Anyone have any info as to fishing activity at Millers Ferry. Going up their next week, Bass fishing and don't have a clue as to what the fish are doing. Conditions look good and they should be in post spawn or past it. Anyway it looks good, but you know how that goes. Will be their for the entire week and will post a report.

Thanks, Canecutter23


----------



## hjorgan (Sep 30, 2007)

*Locals report good fishing, you are going at a good time*

Topwater and buzz baits in the morning and evening
Spinner baits and crank baits (I prefer lipless like Rattle Trap)
when the sun gets high

The guys I talked to are fishing flats on top
then backing out to the points later in the day.

Hope that helps!


----------



## Cap'n Fisherman (Mar 15, 2011)

*Millers Ferry*

http://www.outdooralabama.com/fishing/freshwater/where/reservoirs/millersferry/


----------



## BlazerBen (Feb 17, 2011)

man thats my home water boss i love fishin that place pretty much just need to watch the shad they have been runnin hard in the flats early which makes fishin great.

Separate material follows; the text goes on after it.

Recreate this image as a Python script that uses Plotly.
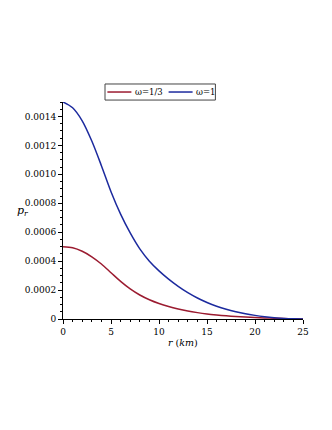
import plotly.graph_objects as go

# radius in km
r_km = [0, 1, 2, 3, 4, 5, 6, 7, 8, 9, 10, 11, 12, 13, 14, 15, 16, 17, 18, 19, 20, 21, 22, 23, 24, 25]

# radial pressure, omega = 1/3
pr_third = [0.000500, 0.000492, 0.000468, 0.000430, 0.000380, 0.000320, 0.000260, 0.000208,
            0.000166, 0.000133, 0.000107, 0.000086, 0.000069, 0.000055, 0.000044, 0.000035,
            0.000028, 0.000022, 0.000017, 0.000013, 0.000010, 0.0000075, 0.0000053, 0.0000034,
            0.0000017, 0.0]

# radial pressure, omega = 1
pr_one = [0.00150, 0.00146, 0.00137, 0.00123, 0.00106, 0.00088, 0.000725, 0.000595, 0.000485,
          0.000400, 0.000333, 0.000276, 0.000226, 0.000182, 0.000145, 0.000114, 0.000088,
          0.000067, 0.000050, 0.000036, 0.000025, 0.000016, 0.000009, 0.000004, 0.0000012, 0.0]

series_names = ["ω=1/3", "ω=1"]

y_ticks = [0, 0.0002, 0.0004, 0.0006, 0.0008, 0.0010, 0.0012, 0.0014]
y_labels = ["0", "0.0002", "0.0004", "0.0006", "0.0008", "0.0010", "0.0012", "0.0014"]
x_ticks = [0, 5, 10, 15, 20, 25]

RED = "#9b1b30"
BLUE = "#1c2a9e"
FONT = "DejaVu Serif"

fig = go.Figure()
for name, vals, col in zip(series_names, [pr_third, pr_one], [RED, BLUE]):
    fig.add_trace(go.Scatter(x=r_km, y=vals, name=name, mode="lines", showlegend=False,
                             line=dict(color=col, width=1.5, shape="spline", smoothing=0.8)))

axis_common = dict(showgrid=False, zeroline=False, showline=True, linecolor="black",
                   linewidth=1, ticks="outside", ticklen=4, tickcolor="black",
                   tickfont=dict(family=FONT, size=9, color="black"))

fig.update_xaxes(range=[0, 25], tickvals=x_ticks,
                 minor=dict(ticks="outside", ticklen=2, dtick=1, tickcolor="black"),
                 **axis_common)
fig.update_yaxes(range=[0, 0.0015], tickvals=y_ticks, ticktext=y_labels,
                 minor=dict(ticks="outside", ticklen=2, dtick=0.00005, tickcolor="black"),
                 **axis_common)

# compact boxed legend above the plot (plotly's own legend is much wider)
fig.add_shape(type="rect", xref="paper", yref="paper", x0=0.175, x1=0.635, y0=1.009, y1=1.083,
              line=dict(color="#444", width=1), fillcolor="white")
leg_lines = [(0.185, 0.285), (0.44, 0.54)]
for (x0, x1), name, col in zip(leg_lines, series_names, [RED, BLUE]):
    fig.add_shape(type="line", xref="paper", yref="paper", x0=x0, x1=x1, y0=1.046, y1=1.046,
                  line=dict(color=col, width=1.5))
    fig.add_annotation(text=name, x=x1 + 0.006, y=1.046, xref="paper", yref="paper",
                       xanchor="left", yanchor="middle", showarrow=False,
                       font=dict(family=FONT, size=8.5, color="black"))

fig.add_annotation(text="<i>p</i><sub><i>r</i></sub>", x=-0.165, y=0.5, xref="paper", yref="paper",
                   xanchor="center", showarrow=False, font=dict(family=FONT, size=11, color="black"))
fig.add_annotation(text="<i>r</i> (<i>km</i>)", x=0.5, y=-0.075, xref="paper", yref="paper",
                   showarrow=False, yanchor="top", font=dict(family=FONT, size=9.5, color="black"))

# page body has an 8px margin, so the plot box is offset by that much
fig.update_layout(
    width=332, height=430,
    margin=dict(l=55, r=37, t=94, b=119),
    paper_bgcolor="white", plot_bgcolor="white",
    font=dict(family=FONT, color="black"),
)

fig.write_html("out.html")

Just use a wht/chart spinnerbait willow leaf blades or some type of stick bait. Try to find these shad up in the shallow grass early. Later in the day yeah you can do like the others go out to the points and catch a few but you will prolly do better just staying in the grass and punching it with a 1/2 oz jig n pig, let me know how you do man!!!


----------



## Canecutter23 (Oct 26, 2008)

*What are "The Flats" ?*

I know what the flats are, down here on the coast, but not sure what they are on Millers Ferry. Could you guys be a little more specific.

Thanks, Canecutter23


----------



## BlazerBen (Feb 17, 2011)

Canecutter23 said:


> I know what the flats are, down here on the coast, but not sure what they are on Millers Ferry. Could you guys be a little more specific.
> 
> Thanks, Canecutter23


Well its just anything outside of the main river channel, you wanna try to stay in anything 6' or less early heres a spot alot of people go to its called Alligator Slough its between Ellis landing and Millers ferry Marina, it gets fished alot but if you are there for a whole week i would try in here bc the shad are always in this creek,


----------



## auguy7777 (Feb 23, 2009)

We caught some horses up there in March on Biffle Bugs and black jigs in White Oak Creek.


----------